**Work instructions:**
Print exactly what lies from the line with "Output the Python" down to the line with "plt.rcParams['font.family'] = ['Liberation", counting both of those lines, but not the pictures.

**Given data:**
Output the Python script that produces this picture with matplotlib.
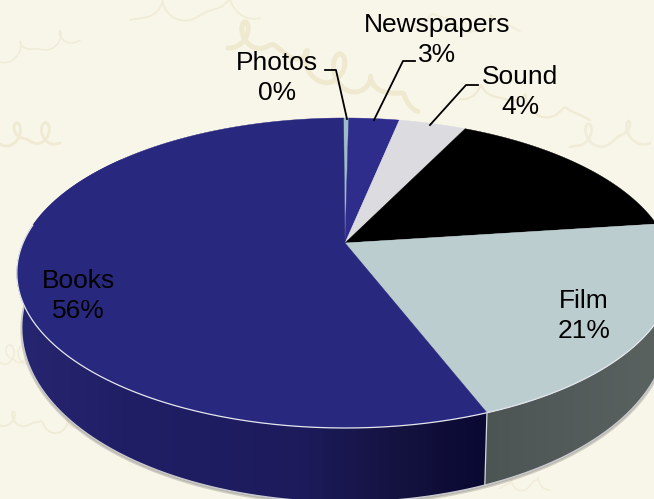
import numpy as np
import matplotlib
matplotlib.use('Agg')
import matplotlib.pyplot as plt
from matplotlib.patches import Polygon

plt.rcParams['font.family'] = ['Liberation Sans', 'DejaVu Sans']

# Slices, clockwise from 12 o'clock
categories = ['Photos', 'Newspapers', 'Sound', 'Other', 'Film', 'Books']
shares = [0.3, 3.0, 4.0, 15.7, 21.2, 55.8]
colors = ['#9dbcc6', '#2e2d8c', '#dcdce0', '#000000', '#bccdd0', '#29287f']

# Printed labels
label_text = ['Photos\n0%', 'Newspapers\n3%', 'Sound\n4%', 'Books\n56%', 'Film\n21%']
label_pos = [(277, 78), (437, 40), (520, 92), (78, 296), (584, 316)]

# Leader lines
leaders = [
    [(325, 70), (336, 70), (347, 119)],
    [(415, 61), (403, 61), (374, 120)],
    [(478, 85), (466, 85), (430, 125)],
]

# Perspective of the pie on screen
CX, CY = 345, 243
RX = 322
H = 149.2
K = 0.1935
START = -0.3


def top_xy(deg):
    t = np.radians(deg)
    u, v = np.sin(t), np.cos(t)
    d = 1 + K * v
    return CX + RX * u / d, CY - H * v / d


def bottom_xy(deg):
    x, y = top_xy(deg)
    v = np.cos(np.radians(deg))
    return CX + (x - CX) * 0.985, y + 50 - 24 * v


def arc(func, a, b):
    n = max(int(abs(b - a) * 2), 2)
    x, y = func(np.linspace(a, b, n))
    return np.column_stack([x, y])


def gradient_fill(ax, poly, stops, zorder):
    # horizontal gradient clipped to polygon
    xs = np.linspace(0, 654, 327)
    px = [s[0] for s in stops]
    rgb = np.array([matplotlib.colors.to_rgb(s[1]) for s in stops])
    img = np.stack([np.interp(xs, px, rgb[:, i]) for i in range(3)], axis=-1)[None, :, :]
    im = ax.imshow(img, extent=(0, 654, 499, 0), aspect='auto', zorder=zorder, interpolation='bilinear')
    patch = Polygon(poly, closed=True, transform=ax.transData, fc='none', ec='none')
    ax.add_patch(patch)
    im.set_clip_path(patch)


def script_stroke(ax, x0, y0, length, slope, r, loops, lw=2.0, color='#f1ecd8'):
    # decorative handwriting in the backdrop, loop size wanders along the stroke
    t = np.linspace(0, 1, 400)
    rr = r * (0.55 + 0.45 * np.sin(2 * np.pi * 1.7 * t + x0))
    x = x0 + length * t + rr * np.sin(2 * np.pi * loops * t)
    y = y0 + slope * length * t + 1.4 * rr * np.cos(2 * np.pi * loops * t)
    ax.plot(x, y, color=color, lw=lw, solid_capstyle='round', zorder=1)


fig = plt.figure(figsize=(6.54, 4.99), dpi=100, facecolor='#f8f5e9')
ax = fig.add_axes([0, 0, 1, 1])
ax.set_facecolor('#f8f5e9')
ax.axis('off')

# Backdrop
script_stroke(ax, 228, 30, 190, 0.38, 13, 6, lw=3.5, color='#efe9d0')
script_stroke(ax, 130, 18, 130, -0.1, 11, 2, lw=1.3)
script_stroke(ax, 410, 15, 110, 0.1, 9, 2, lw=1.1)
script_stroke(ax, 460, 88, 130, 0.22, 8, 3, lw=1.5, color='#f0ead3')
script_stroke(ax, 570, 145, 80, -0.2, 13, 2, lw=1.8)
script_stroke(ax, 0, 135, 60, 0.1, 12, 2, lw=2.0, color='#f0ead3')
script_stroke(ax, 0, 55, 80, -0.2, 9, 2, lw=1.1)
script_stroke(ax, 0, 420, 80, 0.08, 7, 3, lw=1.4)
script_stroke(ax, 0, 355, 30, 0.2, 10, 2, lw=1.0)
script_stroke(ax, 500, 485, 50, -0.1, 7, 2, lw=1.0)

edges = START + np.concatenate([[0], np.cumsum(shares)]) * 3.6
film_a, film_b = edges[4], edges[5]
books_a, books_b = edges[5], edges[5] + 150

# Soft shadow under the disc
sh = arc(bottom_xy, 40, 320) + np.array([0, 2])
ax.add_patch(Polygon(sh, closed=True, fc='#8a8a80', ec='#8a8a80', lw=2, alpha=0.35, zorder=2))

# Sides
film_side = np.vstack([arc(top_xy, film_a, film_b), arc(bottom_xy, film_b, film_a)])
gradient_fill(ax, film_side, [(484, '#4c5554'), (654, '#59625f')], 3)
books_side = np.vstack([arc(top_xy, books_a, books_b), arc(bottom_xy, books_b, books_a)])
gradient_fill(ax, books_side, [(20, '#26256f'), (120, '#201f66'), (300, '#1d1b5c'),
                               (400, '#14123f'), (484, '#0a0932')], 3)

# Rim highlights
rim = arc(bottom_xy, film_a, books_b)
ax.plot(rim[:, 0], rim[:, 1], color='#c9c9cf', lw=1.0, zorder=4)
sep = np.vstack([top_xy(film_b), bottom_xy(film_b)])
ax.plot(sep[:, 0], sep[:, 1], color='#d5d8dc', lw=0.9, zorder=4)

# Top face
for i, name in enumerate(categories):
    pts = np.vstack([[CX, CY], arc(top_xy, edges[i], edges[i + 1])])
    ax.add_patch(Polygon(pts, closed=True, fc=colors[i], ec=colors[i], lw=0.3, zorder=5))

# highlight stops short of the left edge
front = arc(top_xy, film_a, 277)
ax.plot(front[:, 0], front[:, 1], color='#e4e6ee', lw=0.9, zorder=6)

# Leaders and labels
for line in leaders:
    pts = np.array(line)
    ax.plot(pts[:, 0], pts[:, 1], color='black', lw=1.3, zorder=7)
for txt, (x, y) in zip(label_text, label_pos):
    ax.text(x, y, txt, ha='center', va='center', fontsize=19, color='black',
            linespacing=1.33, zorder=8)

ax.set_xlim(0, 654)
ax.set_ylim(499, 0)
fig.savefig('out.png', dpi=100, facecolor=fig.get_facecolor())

==

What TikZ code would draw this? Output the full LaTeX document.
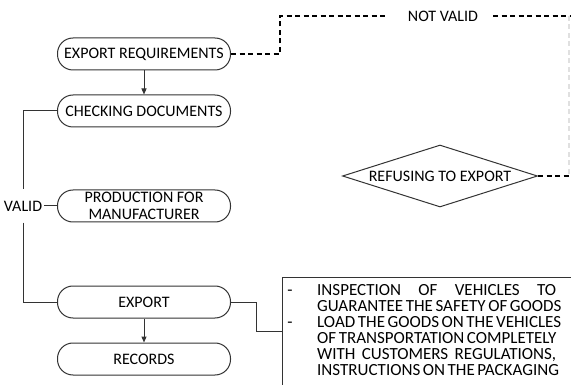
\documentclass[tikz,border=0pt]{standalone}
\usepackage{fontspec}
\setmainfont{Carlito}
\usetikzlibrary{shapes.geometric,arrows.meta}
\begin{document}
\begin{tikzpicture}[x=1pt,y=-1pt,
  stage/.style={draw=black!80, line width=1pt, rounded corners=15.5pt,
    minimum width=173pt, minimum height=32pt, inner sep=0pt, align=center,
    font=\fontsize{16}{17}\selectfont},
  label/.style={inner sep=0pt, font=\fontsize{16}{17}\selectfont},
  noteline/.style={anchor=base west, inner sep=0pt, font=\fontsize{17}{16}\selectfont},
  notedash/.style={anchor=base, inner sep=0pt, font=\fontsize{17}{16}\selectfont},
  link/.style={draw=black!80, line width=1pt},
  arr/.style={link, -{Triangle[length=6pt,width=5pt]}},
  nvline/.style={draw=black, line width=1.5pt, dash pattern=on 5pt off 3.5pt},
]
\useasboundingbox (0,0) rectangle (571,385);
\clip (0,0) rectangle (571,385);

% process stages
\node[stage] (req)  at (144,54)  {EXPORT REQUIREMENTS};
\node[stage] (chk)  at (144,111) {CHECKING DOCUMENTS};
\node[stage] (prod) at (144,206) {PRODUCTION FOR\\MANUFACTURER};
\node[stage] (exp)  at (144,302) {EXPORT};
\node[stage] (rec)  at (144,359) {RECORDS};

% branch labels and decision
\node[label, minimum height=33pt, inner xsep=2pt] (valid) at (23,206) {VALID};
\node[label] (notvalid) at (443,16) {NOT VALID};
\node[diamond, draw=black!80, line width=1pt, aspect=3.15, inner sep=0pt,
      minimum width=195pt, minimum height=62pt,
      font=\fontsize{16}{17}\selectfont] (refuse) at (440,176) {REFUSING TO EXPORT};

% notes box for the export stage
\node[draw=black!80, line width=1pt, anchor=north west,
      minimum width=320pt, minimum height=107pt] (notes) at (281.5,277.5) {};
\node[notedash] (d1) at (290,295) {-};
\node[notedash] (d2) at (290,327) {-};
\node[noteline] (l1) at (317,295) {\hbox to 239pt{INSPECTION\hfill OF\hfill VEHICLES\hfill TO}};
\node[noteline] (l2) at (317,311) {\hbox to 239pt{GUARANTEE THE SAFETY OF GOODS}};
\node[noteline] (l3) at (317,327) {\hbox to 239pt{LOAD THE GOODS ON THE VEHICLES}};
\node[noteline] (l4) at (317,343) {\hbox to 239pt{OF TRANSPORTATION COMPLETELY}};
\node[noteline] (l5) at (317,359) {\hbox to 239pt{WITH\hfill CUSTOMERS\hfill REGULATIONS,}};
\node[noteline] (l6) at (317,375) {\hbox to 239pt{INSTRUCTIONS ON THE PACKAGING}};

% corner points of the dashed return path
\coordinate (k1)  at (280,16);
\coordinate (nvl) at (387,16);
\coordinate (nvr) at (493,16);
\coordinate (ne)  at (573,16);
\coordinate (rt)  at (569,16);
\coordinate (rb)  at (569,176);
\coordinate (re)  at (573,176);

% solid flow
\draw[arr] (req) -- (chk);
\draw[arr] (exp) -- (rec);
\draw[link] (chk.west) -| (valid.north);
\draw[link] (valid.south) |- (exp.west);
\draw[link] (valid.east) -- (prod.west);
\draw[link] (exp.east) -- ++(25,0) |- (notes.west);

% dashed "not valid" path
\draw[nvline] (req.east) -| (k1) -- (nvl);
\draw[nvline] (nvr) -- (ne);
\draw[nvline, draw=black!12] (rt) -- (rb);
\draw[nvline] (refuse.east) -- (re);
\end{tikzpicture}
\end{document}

**Output below:**
Output the Python script that produces this picture with matplotlib.
import numpy as np
import matplotlib
matplotlib.use('Agg')
import matplotlib.pyplot as plt
from matplotlib.patches import Polygon

plt.rcParams['font.family'] = ['Liberation Sans', 'DejaVu Sans']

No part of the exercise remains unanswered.